Dataset extract —
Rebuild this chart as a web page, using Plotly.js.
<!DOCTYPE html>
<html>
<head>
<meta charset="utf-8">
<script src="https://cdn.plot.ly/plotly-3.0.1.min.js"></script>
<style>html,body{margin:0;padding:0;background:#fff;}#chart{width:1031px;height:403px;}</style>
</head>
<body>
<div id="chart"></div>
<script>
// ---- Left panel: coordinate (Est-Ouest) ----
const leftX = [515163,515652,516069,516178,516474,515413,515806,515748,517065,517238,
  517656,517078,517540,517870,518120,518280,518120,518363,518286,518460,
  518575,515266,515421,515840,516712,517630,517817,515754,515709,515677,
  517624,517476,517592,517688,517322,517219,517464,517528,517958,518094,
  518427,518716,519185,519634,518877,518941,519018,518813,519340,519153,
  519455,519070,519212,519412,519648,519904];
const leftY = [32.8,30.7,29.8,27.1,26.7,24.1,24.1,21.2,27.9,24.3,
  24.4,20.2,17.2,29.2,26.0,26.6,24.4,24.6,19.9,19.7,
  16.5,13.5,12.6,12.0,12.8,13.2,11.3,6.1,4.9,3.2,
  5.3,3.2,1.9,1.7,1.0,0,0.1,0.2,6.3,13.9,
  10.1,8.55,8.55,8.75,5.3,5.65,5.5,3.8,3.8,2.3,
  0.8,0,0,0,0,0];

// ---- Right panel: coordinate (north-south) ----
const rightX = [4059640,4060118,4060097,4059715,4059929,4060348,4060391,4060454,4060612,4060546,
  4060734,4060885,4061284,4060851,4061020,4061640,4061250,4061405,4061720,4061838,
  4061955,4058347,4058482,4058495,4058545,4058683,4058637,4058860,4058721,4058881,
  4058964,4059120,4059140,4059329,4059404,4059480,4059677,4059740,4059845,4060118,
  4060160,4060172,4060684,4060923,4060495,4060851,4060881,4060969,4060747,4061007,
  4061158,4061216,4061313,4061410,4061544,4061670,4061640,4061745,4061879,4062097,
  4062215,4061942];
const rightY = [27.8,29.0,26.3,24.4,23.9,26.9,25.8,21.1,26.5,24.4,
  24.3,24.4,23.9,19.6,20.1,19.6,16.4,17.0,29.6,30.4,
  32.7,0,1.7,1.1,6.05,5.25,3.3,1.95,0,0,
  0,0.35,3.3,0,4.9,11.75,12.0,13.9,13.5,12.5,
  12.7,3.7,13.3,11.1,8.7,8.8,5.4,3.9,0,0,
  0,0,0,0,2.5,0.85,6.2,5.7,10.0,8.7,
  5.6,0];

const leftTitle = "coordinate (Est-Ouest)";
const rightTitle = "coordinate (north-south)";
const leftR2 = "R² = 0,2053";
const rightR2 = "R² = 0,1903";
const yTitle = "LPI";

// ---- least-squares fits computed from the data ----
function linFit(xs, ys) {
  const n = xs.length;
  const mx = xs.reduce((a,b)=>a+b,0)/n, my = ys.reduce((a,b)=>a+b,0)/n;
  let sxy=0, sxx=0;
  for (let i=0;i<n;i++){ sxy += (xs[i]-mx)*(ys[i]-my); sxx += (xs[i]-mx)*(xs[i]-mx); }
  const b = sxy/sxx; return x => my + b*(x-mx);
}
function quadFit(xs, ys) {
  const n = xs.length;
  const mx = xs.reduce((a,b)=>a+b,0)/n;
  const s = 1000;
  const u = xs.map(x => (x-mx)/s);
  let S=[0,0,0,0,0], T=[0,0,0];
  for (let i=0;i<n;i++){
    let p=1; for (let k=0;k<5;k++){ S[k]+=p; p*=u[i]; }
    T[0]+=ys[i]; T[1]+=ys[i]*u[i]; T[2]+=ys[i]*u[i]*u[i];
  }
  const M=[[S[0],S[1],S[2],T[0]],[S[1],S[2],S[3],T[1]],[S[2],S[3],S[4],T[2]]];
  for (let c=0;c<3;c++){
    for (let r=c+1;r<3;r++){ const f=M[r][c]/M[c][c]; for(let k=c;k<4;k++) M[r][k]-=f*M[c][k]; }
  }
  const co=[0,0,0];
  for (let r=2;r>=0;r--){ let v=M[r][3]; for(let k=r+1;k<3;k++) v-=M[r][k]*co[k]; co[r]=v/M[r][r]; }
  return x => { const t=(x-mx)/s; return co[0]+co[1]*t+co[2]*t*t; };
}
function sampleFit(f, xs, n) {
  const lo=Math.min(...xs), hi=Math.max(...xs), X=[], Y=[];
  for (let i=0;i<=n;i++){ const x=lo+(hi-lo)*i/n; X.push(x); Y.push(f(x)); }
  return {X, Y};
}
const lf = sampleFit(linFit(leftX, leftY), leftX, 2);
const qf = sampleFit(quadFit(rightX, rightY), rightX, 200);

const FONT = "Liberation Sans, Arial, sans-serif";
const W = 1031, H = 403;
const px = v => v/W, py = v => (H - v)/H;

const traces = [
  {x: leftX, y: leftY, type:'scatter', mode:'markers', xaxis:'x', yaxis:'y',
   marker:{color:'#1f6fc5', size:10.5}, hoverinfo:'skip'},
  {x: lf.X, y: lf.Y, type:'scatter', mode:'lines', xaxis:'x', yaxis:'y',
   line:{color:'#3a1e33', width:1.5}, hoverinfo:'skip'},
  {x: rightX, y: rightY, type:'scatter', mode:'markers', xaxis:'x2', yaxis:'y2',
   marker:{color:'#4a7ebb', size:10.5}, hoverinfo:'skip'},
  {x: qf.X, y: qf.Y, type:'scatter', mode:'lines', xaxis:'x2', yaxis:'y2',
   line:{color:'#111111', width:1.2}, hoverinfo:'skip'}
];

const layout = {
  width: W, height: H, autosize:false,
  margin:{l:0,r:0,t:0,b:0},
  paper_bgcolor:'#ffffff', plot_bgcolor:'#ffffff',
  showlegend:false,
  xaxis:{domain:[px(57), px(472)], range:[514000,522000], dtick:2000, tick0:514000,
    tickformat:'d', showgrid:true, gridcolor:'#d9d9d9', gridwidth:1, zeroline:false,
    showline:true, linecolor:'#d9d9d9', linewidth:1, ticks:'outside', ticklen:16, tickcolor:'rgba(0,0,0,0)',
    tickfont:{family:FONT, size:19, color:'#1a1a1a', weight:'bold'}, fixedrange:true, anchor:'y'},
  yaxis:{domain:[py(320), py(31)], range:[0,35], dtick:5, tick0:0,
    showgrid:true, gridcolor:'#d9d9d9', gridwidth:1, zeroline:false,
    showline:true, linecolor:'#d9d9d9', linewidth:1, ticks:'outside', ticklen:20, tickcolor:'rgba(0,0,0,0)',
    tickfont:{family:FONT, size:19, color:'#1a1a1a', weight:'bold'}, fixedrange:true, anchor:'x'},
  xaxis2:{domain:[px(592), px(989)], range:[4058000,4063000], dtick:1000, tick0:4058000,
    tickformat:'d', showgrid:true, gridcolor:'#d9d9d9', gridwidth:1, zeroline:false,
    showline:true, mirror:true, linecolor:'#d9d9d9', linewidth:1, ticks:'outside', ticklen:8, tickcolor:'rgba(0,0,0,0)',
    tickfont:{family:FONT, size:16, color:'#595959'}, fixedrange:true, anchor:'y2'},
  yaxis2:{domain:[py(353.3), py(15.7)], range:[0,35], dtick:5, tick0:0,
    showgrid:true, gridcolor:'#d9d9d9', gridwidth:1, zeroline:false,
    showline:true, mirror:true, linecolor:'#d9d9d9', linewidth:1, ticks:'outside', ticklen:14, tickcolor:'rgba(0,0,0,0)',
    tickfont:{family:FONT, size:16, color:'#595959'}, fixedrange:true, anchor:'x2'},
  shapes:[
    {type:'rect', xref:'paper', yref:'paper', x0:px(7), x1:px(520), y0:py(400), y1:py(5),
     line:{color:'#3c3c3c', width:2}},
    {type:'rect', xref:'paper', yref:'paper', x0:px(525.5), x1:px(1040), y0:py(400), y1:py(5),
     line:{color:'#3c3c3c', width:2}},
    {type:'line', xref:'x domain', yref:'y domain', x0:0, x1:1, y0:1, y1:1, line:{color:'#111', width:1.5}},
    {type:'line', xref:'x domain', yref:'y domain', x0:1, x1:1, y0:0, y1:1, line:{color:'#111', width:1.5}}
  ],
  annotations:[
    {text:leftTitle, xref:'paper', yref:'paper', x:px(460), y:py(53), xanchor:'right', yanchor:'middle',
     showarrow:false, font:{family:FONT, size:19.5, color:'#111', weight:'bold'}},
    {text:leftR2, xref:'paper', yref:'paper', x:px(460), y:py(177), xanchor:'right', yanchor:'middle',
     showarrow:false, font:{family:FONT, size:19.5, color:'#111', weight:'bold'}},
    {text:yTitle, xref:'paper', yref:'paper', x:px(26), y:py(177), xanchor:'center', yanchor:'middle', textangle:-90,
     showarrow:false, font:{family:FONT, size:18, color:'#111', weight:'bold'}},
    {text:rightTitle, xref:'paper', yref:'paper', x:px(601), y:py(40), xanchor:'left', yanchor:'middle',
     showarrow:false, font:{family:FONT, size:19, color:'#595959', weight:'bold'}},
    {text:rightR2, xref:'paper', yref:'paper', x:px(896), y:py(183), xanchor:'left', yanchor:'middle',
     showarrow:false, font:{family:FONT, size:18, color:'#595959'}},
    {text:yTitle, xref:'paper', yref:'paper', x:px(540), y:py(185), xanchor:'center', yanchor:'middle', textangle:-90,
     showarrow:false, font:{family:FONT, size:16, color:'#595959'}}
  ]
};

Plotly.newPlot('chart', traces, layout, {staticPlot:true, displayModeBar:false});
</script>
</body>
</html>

Exercise requirements —
Only the lines from the opening of the material through the line with "0.8,0,0,0,0,0];" should be echoed, exactly as written.

Complete response —
Rebuild this chart as a web page, using Plotly.js.
<!DOCTYPE html>
<html>
<head>
<meta charset="utf-8">
<script src="https://cdn.plot.ly/plotly-3.0.1.min.js"></script>
<style>html,body{margin:0;padding:0;background:#fff;}#chart{width:1031px;height:403px;}</style>
</head>
<body>
<div id="chart"></div>
<script>
// ---- Left panel: coordinate (Est-Ouest) ----
const leftX = [515163,515652,516069,516178,516474,515413,515806,515748,517065,517238,
  517656,517078,517540,517870,518120,518280,518120,518363,518286,518460,
  518575,515266,515421,515840,516712,517630,517817,515754,515709,515677,
  517624,517476,517592,517688,517322,517219,517464,517528,517958,518094,
  518427,518716,519185,519634,518877,518941,519018,518813,519340,519153,
  519455,519070,519212,519412,519648,519904];
const leftY = [32.8,30.7,29.8,27.1,26.7,24.1,24.1,21.2,27.9,24.3,
  24.4,20.2,17.2,29.2,26.0,26.6,24.4,24.6,19.9,19.7,
  16.5,13.5,12.6,12.0,12.8,13.2,11.3,6.1,4.9,3.2,
  5.3,3.2,1.9,1.7,1.0,0,0.1,0.2,6.3,13.9,
  10.1,8.55,8.55,8.75,5.3,5.65,5.5,3.8,3.8,2.3,
  0.8,0,0,0,0,0];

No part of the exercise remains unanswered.